25. Experience Japanese Traditional arts
Gion Corner in Kyoto is the place to be. Here you can experience seven kinds of traditional Japanese performing arts. Some of the art you can enjoy here are Kyo- Mai Dance performed by Maiko dancers, tea ceremony, flower arrangement, Koto and Kyogen and Bunraku theater. The admission is 3150 Yen and there are performances every day at 6 pm and 7 pm.
26. Yasaka Pagoda
This is a beautiful five-story pagoda in the center of Kyoto. It has become one of Kyoto’s symbols. Many pictures of the little streets full of shops and restaurants and occasionally Maiko and Geiko passing feature the Pagoda in the background. It is located in close proximity to Yasaka Shrine.

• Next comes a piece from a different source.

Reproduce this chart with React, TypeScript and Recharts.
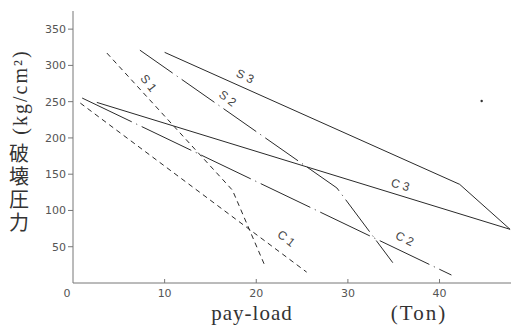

27. Japanese Onsen (spa, bath)
An Onsen is a Japanese hot spring and bathing facilities. Japan has thousands of them scattered throughout the islands. One of the best Onsen are located on Kyushu island but if you are in Kyoto- Arima onsen is the best. There are certain rules when it comes to enjoying an onsen like no speedos or bathing suits. Just a birthday suit. Also, no tattoos are allowed, sorry if you have one, cant bathe.
28. Ride bullet train
Shinkansen trains are Japan’s high-speed bullet trains. They can go as fast as 320km/hr which will take you from Tokyo to Kyoto in about 2h30m. The main Shinkansen lines with bullet trains include Tokaido, Sanyo, Tohoku, Joetsu, Nagano and Kyushu. To Travel on the Shinkansen lines you can get a single ticket for your journey or a rail pass. I covered the JR pass for tourists and its benefits in the post below. Riding the train is truly an amazing way to experience the beauty of the country.
29. Cherry blossom front
Known as the Sakura Zensen it represents the advance of the cherry blossoms across Japan from Kyushu in early March all the way to Hokkaido island in the middle of May. The cherry blossom has become a symbol of Japan which makes the season one of the most popular to visit Japan.